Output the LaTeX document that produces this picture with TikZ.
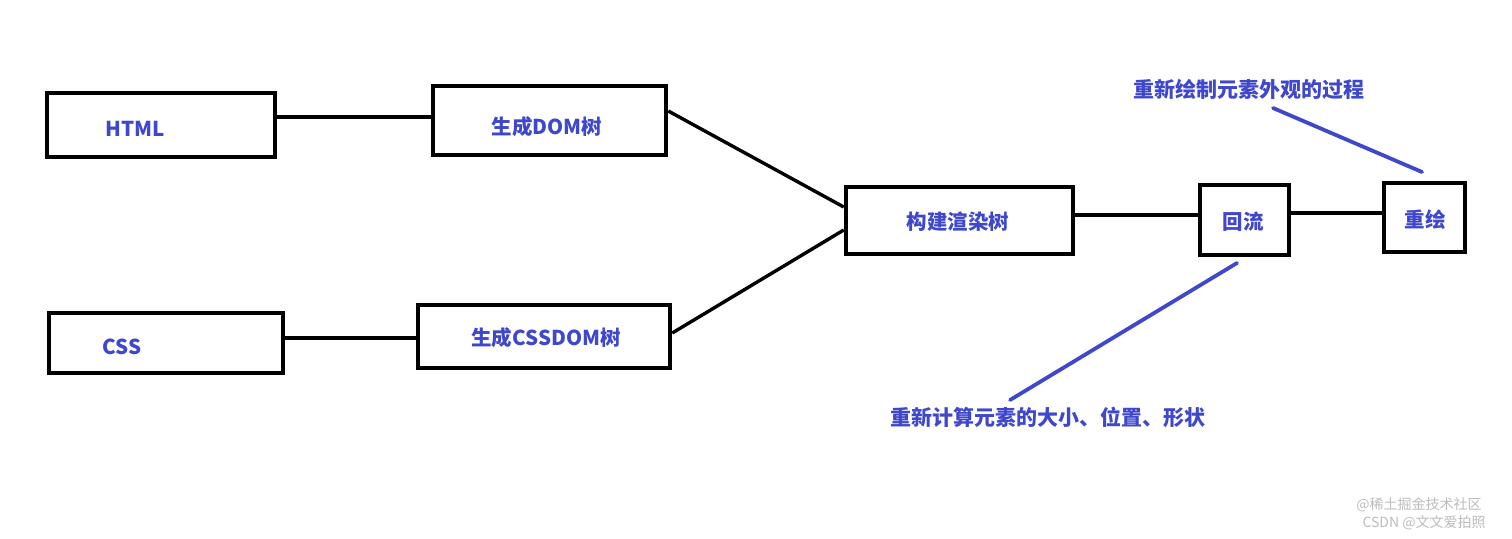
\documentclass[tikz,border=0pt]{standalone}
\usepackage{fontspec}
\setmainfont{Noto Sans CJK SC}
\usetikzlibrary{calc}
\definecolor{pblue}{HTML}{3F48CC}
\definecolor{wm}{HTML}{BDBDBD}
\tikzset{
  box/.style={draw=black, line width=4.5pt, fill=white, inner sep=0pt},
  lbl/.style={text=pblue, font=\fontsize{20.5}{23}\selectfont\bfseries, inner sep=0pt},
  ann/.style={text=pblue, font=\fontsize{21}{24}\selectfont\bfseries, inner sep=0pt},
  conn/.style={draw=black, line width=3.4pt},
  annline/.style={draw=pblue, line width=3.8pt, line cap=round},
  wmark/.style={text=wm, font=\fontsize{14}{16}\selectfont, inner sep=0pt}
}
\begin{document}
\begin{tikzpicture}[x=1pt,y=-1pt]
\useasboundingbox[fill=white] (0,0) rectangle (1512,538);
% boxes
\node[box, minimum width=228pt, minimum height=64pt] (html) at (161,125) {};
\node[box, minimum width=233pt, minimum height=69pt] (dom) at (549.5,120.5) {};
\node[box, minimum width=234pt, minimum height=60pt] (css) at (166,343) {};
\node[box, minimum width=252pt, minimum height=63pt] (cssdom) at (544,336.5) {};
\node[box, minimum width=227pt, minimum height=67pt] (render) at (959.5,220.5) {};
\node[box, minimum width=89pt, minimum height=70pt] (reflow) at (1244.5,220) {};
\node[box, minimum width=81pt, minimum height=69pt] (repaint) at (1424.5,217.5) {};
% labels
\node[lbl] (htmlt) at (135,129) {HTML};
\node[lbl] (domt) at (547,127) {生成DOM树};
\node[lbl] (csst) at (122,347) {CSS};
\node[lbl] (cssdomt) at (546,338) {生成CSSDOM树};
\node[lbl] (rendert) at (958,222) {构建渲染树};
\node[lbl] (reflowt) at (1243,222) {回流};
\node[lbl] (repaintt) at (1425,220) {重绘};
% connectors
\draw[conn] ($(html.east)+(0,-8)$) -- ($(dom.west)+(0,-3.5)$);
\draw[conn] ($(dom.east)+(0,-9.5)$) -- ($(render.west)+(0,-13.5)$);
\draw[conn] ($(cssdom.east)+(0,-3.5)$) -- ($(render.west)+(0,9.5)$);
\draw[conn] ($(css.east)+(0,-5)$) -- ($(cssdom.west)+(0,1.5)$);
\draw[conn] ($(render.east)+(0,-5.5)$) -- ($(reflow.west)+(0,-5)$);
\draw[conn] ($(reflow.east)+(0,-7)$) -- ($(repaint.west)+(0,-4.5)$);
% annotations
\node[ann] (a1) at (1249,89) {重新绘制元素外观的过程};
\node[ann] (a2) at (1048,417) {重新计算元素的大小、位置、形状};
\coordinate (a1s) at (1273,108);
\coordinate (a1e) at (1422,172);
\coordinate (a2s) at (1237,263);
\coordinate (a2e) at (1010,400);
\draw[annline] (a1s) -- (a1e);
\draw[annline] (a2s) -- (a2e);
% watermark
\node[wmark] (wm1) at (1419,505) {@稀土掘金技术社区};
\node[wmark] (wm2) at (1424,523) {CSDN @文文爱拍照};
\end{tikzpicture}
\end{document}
_ _ _ _ _
Copy the material above exactly and drop the pictures.

:: Exercise response ::
Output the LaTeX document that produces this picture with TikZ.
\documentclass[tikz,border=0pt]{standalone}
\usepackage{fontspec}
\setmainfont{Noto Sans CJK SC}
\usetikzlibrary{calc}
\definecolor{pblue}{HTML}{3F48CC}
\definecolor{wm}{HTML}{BDBDBD}
\tikzset{
  box/.style={draw=black, line width=4.5pt, fill=white, inner sep=0pt},
  lbl/.style={text=pblue, font=\fontsize{20.5}{23}\selectfont\bfseries, inner sep=0pt},
  ann/.style={text=pblue, font=\fontsize{21}{24}\selectfont\bfseries, inner sep=0pt},
  conn/.style={draw=black, line width=3.4pt},
  annline/.style={draw=pblue, line width=3.8pt, line cap=round},
  wmark/.style={text=wm, font=\fontsize{14}{16}\selectfont, inner sep=0pt}
}
\begin{document}
\begin{tikzpicture}[x=1pt,y=-1pt]
\useasboundingbox[fill=white] (0,0) rectangle (1512,538);
% boxes
\node[box, minimum width=228pt, minimum height=64pt] (html) at (161,125) {};
\node[box, minimum width=233pt, minimum height=69pt] (dom) at (549.5,120.5) {};
\node[box, minimum width=234pt, minimum height=60pt] (css) at (166,343) {};
\node[box, minimum width=252pt, minimum height=63pt] (cssdom) at (544,336.5) {};
\node[box, minimum width=227pt, minimum height=67pt] (render) at (959.5,220.5) {};
\node[box, minimum width=89pt, minimum height=70pt] (reflow) at (1244.5,220) {};
\node[box, minimum width=81pt, minimum height=69pt] (repaint) at (1424.5,217.5) {};
% labels
\node[lbl] (htmlt) at (135,129) {HTML};
\node[lbl] (domt) at (547,127) {生成DOM树};
\node[lbl] (csst) at (122,347) {CSS};
\node[lbl] (cssdomt) at (546,338) {生成CSSDOM树};
\node[lbl] (rendert) at (958,222) {构建渲染树};
\node[lbl] (reflowt) at (1243,222) {回流};
\node[lbl] (repaintt) at (1425,220) {重绘};
% connectors
\draw[conn] ($(html.east)+(0,-8)$) -- ($(dom.west)+(0,-3.5)$);
\draw[conn] ($(dom.east)+(0,-9.5)$) -- ($(render.west)+(0,-13.5)$);
\draw[conn] ($(cssdom.east)+(0,-3.5)$) -- ($(render.west)+(0,9.5)$);
\draw[conn] ($(css.east)+(0,-5)$) -- ($(cssdom.west)+(0,1.5)$);
\draw[conn] ($(render.east)+(0,-5.5)$) -- ($(reflow.west)+(0,-5)$);
\draw[conn] ($(reflow.east)+(0,-7)$) -- ($(repaint.west)+(0,-4.5)$);
% annotations
\node[ann] (a1) at (1249,89) {重新绘制元素外观的过程};
\node[ann] (a2) at (1048,417) {重新计算元素的大小、位置、形状};
\coordinate (a1s) at (1273,108);
\coordinate (a1e) at (1422,172);
\coordinate (a2s) at (1237,263);
\coordinate (a2e) at (1010,400);
\draw[annline] (a1s) -- (a1e);
\draw[annline] (a2s) -- (a2e);
% watermark
\node[wmark] (wm1) at (1419,505) {@稀土掘金技术社区};
\node[wmark] (wm2) at (1424,523) {CSDN @文文爱拍照};
\end{tikzpicture}
\end{document}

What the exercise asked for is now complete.